WASHINGTON - The U.S. economy grew at its fastest pace in more than two years in the third quarter, powered by robust business spending, and is poised for what could be a modest lift next year from sweeping tax cuts passed by Congress this week.
Other data on Thursday showed a jump in the number of Americans filing for unemployment benefits last week. The underlying trend in jobless claims, however, remained consistent with a tightening labor market.
Gross domestic product expanded at a 3.2 percent annualized rate last quarter, the Commerce Department said in its third GDP estimate for the period. While that was slightly down from the 3.3 percent reported last month, it was the quickest pace since the first quarter of 2015 and was a pickup from the second quarter's 3.1 percent growth rate.
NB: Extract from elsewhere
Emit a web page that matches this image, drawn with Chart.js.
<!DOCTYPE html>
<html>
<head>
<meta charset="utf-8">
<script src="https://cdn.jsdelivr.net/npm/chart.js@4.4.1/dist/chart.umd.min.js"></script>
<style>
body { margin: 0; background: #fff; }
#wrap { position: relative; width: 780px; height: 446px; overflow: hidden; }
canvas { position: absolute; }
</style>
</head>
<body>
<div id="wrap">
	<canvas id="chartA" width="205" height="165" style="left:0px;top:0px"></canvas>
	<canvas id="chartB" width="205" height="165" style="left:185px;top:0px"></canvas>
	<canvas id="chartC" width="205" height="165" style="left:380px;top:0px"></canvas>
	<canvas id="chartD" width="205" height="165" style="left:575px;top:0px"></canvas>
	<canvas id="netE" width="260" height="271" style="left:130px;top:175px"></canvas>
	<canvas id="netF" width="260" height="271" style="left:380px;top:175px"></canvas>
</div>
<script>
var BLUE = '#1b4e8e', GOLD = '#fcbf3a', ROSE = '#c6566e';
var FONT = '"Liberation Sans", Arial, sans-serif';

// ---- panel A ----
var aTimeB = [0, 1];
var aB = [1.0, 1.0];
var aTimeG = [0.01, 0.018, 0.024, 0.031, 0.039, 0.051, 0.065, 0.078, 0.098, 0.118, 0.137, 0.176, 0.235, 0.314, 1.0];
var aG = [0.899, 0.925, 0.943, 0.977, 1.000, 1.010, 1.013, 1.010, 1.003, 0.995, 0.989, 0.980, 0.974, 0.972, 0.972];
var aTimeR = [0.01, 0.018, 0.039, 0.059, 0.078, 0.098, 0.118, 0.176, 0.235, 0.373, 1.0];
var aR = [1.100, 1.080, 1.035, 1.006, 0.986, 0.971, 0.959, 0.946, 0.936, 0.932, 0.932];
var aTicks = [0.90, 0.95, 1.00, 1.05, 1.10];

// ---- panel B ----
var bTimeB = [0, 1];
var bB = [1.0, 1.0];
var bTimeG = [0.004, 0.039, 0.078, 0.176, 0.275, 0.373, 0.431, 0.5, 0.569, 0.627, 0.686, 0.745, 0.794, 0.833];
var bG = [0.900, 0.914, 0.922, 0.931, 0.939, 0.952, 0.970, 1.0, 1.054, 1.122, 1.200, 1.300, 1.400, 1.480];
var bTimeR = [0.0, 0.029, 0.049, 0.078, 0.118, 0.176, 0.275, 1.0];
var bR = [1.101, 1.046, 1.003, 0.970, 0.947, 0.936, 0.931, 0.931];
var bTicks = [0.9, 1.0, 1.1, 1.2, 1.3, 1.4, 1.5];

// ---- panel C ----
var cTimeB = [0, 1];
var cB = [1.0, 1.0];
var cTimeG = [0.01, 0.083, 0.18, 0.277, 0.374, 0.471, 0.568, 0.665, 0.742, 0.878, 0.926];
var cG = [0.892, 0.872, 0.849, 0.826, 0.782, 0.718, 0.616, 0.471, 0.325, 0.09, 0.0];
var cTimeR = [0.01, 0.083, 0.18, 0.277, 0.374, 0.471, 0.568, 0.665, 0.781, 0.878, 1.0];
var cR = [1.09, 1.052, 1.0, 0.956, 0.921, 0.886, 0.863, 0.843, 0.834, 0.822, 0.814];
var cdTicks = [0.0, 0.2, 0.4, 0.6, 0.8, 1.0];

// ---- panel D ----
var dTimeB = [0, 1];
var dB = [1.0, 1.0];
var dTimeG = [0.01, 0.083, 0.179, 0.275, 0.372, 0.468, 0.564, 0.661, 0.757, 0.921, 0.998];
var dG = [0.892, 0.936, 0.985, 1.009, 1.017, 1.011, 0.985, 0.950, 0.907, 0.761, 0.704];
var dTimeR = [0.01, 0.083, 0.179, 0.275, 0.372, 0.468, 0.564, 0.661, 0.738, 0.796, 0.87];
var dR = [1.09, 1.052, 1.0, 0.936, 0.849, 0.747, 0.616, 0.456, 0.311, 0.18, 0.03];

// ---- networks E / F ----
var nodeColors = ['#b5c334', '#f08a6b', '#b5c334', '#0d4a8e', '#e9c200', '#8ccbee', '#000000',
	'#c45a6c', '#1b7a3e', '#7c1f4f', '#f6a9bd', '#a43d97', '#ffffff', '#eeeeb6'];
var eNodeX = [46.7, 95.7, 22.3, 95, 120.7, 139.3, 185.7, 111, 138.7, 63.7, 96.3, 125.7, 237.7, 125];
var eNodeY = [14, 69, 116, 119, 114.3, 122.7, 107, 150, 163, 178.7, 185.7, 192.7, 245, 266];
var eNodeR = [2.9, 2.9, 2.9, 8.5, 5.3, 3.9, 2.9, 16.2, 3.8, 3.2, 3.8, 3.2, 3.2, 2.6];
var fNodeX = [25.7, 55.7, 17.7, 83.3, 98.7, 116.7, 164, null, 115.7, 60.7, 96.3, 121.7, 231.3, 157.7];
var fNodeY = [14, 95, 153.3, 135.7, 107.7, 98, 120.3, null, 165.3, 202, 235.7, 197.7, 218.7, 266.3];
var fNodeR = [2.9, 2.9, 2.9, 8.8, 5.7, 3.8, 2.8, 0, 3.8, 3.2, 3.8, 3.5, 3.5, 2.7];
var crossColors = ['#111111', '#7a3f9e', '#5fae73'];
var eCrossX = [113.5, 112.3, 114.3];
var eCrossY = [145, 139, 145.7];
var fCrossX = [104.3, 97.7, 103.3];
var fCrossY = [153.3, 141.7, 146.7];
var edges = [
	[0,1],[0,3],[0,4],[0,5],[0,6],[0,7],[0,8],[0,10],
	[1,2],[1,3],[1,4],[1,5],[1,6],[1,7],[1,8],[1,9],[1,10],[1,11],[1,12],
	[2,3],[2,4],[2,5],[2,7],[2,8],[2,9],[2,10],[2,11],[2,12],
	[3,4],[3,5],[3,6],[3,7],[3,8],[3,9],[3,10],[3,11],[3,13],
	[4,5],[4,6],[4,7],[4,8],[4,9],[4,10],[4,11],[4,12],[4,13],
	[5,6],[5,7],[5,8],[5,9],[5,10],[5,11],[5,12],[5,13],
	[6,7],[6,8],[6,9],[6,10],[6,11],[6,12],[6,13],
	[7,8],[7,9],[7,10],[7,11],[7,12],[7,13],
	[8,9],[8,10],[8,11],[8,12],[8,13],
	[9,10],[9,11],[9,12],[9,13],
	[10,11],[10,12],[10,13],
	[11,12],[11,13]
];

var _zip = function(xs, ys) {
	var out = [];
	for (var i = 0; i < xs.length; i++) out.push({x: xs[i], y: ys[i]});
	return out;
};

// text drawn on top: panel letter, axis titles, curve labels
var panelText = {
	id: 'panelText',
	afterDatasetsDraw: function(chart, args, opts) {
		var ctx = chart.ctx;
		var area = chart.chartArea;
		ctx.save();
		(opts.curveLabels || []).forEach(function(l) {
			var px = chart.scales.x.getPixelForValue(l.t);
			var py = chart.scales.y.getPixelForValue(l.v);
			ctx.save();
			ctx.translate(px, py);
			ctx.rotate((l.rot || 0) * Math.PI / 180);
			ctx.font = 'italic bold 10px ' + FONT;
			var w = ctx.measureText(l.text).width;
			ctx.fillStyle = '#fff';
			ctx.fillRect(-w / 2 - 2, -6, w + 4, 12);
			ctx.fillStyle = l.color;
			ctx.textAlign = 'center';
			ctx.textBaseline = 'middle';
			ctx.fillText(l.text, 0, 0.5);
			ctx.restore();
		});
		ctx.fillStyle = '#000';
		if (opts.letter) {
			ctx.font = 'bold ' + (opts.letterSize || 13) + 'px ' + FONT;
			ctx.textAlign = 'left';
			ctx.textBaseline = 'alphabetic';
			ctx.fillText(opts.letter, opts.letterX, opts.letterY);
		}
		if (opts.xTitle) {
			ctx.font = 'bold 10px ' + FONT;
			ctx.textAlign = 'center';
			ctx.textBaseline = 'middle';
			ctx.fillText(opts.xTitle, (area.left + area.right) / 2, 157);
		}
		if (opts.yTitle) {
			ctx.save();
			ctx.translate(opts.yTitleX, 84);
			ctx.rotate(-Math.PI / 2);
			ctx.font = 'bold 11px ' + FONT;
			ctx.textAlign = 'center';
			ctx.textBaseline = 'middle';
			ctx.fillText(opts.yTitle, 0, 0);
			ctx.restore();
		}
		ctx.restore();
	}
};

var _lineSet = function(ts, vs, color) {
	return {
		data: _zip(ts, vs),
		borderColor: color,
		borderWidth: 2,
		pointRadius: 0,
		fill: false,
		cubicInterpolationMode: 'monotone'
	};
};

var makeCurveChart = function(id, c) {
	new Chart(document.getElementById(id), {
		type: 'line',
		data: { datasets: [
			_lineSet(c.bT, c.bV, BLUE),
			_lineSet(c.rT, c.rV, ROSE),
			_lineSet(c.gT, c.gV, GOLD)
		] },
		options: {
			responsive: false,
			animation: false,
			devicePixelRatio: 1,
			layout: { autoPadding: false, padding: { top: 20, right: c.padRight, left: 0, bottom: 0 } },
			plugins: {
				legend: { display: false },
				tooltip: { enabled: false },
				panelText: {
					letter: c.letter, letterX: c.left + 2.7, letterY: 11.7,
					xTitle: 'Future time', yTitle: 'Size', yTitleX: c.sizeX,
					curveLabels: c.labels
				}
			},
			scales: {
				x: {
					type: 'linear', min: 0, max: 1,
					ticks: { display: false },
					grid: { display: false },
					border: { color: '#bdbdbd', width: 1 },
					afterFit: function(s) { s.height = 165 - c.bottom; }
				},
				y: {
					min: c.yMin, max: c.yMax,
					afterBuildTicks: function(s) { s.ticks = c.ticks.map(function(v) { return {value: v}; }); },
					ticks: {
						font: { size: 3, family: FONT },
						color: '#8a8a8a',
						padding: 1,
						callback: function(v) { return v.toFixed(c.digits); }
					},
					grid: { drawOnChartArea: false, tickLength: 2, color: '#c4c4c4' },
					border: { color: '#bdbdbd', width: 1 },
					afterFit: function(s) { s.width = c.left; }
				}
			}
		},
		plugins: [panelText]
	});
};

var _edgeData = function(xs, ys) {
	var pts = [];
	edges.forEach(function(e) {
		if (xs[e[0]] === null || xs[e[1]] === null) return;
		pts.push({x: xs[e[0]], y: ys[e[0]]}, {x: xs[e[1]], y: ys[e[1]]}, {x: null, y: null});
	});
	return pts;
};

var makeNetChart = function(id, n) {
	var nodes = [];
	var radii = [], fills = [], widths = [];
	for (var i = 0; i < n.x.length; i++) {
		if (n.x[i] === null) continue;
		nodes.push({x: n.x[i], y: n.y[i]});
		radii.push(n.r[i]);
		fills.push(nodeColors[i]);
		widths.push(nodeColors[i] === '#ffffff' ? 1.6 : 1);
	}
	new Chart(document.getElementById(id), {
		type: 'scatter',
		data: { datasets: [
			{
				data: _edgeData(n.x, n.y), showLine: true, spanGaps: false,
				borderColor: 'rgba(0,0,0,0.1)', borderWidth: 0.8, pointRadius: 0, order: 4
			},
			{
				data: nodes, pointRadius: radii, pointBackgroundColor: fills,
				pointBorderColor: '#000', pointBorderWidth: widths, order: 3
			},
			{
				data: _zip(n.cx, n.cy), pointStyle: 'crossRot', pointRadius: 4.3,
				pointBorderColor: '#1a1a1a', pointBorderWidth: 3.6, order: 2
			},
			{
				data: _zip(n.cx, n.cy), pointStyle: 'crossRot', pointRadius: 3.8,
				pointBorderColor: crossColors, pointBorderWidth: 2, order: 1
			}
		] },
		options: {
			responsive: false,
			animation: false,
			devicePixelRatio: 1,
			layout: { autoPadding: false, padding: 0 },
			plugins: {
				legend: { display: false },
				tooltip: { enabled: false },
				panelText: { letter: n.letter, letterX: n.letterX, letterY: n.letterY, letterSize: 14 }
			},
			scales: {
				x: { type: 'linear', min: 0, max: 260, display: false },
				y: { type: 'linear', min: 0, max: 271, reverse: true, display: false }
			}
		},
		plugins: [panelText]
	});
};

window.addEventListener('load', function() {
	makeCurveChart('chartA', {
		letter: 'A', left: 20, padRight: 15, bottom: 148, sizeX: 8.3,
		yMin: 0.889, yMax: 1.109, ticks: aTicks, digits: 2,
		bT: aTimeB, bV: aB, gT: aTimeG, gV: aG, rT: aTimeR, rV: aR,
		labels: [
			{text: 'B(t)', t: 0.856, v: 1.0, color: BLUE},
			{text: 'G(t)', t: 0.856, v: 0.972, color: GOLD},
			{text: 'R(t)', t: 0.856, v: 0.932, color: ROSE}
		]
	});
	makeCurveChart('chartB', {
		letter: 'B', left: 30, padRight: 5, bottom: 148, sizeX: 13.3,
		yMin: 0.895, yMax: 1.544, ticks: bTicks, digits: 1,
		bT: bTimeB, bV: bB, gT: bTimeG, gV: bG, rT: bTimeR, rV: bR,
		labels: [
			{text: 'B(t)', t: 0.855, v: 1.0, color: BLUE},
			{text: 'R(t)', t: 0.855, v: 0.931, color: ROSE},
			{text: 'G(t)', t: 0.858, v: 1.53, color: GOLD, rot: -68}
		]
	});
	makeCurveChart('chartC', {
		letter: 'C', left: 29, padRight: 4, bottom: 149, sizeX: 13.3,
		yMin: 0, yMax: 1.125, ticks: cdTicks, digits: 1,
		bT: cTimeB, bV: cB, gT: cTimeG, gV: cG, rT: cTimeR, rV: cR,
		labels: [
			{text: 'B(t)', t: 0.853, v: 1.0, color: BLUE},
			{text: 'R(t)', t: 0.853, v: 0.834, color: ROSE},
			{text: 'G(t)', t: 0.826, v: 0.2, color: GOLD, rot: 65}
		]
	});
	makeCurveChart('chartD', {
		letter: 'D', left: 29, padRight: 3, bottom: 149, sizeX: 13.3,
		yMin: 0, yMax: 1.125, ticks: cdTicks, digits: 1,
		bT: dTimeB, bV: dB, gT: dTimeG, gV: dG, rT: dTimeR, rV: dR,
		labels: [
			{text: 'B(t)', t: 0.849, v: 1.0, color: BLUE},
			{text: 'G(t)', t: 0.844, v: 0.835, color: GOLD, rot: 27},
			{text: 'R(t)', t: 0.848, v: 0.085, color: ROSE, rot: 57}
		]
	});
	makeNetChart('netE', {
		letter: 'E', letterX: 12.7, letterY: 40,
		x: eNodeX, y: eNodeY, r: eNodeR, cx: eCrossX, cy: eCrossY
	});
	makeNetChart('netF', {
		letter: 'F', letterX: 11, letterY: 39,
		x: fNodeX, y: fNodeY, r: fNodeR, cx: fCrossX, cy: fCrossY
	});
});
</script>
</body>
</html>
It also marked the first time since 2014 that the economy experienced growth of 3 percent or more for two straight quarters. But the expansion in the July-September period likely overstated the health of the economy.
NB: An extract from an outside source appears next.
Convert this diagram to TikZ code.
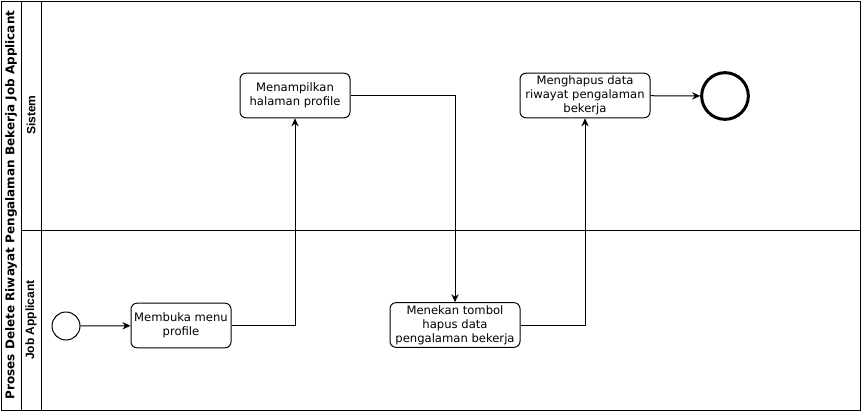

An alternate measure of growth, gross domestic income, rose at a 2.0 percent rate in the third quarter. GDI was previously reported to have increased at a 2.5 percent rate.
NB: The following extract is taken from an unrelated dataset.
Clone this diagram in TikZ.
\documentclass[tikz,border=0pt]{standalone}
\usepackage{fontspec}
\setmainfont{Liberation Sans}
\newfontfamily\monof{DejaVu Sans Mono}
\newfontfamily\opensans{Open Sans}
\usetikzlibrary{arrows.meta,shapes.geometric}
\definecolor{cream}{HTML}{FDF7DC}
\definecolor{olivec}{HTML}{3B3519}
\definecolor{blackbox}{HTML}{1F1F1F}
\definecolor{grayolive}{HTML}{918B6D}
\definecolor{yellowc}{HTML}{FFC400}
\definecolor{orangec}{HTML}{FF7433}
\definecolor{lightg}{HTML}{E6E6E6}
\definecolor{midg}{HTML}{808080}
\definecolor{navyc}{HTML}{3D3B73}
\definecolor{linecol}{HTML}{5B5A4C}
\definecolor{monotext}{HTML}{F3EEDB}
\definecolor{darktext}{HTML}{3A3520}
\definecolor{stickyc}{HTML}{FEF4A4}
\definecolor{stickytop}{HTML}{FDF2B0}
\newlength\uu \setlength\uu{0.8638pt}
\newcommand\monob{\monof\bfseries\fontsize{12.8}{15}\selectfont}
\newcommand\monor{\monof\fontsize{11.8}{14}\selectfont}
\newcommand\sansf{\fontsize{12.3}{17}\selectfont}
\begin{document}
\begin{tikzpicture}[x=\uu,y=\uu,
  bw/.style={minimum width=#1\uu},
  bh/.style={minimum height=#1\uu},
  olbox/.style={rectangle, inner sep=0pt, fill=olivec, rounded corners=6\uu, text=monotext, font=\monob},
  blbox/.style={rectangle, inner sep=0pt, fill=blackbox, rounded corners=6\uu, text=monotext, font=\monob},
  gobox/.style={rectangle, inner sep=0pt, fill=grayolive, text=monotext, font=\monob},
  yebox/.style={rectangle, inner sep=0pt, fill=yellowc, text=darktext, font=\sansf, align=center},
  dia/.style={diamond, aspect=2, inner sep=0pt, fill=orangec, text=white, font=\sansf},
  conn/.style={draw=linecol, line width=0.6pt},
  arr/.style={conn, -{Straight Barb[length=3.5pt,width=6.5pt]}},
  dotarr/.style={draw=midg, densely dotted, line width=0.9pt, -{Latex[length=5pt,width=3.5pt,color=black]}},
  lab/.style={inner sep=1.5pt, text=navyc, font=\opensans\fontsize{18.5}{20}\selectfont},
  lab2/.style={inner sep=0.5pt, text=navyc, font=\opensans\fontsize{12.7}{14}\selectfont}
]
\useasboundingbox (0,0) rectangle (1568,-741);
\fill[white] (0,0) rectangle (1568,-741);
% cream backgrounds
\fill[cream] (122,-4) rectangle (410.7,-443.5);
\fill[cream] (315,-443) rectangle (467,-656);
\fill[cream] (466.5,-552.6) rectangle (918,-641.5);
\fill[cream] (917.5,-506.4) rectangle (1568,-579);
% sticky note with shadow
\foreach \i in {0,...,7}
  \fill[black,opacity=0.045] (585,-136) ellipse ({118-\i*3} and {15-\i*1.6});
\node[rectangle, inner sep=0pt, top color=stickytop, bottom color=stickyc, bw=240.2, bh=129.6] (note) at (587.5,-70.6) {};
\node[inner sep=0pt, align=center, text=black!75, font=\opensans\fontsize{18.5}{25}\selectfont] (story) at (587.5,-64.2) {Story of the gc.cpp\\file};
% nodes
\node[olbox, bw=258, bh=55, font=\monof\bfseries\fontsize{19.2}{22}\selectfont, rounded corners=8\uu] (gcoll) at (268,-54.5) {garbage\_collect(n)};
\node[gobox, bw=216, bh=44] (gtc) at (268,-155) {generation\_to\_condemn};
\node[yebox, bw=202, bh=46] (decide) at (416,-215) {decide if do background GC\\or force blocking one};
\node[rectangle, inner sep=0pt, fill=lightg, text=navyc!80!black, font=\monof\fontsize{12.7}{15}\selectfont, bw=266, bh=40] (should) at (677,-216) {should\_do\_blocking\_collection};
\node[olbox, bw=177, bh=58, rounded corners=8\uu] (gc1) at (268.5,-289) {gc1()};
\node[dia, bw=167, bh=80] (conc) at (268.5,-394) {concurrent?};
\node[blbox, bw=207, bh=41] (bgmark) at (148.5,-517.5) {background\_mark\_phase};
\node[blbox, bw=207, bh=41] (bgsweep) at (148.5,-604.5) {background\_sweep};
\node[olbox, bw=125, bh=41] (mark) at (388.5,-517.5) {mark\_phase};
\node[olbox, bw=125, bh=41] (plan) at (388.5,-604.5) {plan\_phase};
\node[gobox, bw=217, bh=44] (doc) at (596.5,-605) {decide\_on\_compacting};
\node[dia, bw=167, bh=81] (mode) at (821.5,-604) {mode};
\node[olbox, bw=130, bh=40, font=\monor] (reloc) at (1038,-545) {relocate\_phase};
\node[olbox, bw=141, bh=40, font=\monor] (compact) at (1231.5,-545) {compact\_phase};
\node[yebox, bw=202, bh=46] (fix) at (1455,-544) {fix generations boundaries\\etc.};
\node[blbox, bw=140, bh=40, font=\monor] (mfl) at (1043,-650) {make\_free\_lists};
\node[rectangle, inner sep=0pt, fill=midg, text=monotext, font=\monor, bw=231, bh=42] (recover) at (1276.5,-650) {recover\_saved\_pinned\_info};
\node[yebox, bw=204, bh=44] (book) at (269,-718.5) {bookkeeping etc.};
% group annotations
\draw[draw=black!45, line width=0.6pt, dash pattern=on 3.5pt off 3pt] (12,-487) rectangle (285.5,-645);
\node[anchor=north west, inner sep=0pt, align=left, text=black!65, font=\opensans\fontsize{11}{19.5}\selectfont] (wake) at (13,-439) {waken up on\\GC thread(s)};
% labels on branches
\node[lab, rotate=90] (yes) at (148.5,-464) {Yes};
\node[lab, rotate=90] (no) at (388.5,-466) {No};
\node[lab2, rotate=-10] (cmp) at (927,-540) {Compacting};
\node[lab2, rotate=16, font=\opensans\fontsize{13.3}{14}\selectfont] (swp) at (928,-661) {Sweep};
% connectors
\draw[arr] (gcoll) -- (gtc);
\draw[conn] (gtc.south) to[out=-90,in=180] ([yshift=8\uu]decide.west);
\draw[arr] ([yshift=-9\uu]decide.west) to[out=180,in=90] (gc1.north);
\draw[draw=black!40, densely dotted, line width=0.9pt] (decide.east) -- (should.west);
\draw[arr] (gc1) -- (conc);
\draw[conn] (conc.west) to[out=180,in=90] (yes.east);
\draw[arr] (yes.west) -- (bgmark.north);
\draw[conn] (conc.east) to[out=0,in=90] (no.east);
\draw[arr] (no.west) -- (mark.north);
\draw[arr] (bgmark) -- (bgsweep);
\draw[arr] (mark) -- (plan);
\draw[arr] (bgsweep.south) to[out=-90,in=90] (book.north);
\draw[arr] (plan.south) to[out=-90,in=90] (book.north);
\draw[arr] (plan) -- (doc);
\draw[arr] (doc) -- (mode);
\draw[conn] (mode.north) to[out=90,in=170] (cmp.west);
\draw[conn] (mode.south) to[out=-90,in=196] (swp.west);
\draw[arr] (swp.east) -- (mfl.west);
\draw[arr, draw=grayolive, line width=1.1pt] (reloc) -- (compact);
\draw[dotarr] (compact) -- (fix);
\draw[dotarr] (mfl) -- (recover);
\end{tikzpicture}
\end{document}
The average of GDP and GDI, also referred to as gross domestic output and considered a better measure of economic growth, increased at a 2.6 percent rate instead of the previously reported 2.9 percent.
Republicans in the U.S. Congress this week approved a broad package of tax cuts in what was the largest overhaul of the tax code in 30 years, handing President Donald Trump a major legislative victory. Trump is expected to soon sign the legislation, which has $1.5 trillion in tax cuts.
Economists are forecasting a modest economic boost from the overhaul, which includes slashing the corporate income tax rate to 21 percent from 35 percent. The fiscal stimulus will come while the economy is at full employment, which raises the risk of it overheating.
"Longer run, the tax cuts will add little to the economy but will add significantly to the government's deficits and debt load," said Mark Zandi, chief economist at Moody's Analytics in West Chester, Pennsylvania.
Prices of U.S. Treasuries mostly held steady at higher levels after the data, while the dollar pared gains against the yen and euro. U.S. stock index futures were trading slightly higher.
ROBUST BUSINESS SPENDING
Growth in the third quarter was also boosted by an accumulation of unsold goods and a rebound in government investment. Growth in business investment in equipment was raised to a 10.8 percent pace, the fastest in three years, from the previously reported 10.4 percent.
Growth in consumer spending, which accounts for more than two-thirds of the U.S. economy, was revised down by one-tenth of a percentage point to a 2.2 percent rate in the third quarter. Consumer spending increased at a robust 3.3 percent rate in the second quarter.
The government said after-tax corporate profits surged at a 5.7 percent rate last quarter instead of the previously reported 5.8 percent. Profits rose at only a 0.1 percent pace in the second quarter. Undistributed profits jumped at a 13.9 percent rate after declining for two straight quarters, suggesting that companies were anticipating deep tax cuts.
In a separate report, the Labor Department said initial claims for state unemployment benefits rose 20,000 to a seasonally adjusted 245,000 for the week ended Dec. 16.
Last week marked the 146th straight week that claims remained below the 300,000 threshold, which is associated with a strong labor market. That is the longest such stretch since 1970, when the labor market was smaller.
The labor market is near full employment, with the jobless rate at a 17-year low of 4.1 percent. Labor market tightness and a strengthening economy encouraged the Federal Reserve to increase interest rates last week for a third time this year. The U.S. central bank has forecast three rate hikes for 2018.
Last week, the four-week moving average of initial claims, considered a better measure of labor market trends as it irons out week-to-week volatility, rose only 1,250 to 236,000.
The claims data covered the survey period for December's nonfarm payrolls. The four-week average of claims fell 4,000 between the November and December survey weeks, suggesting another month of strong job growth.
The economy added 228,000 jobs in November. It needs to create 75,000 to 100,000 jobs per month to keep up with growth in the working-age population.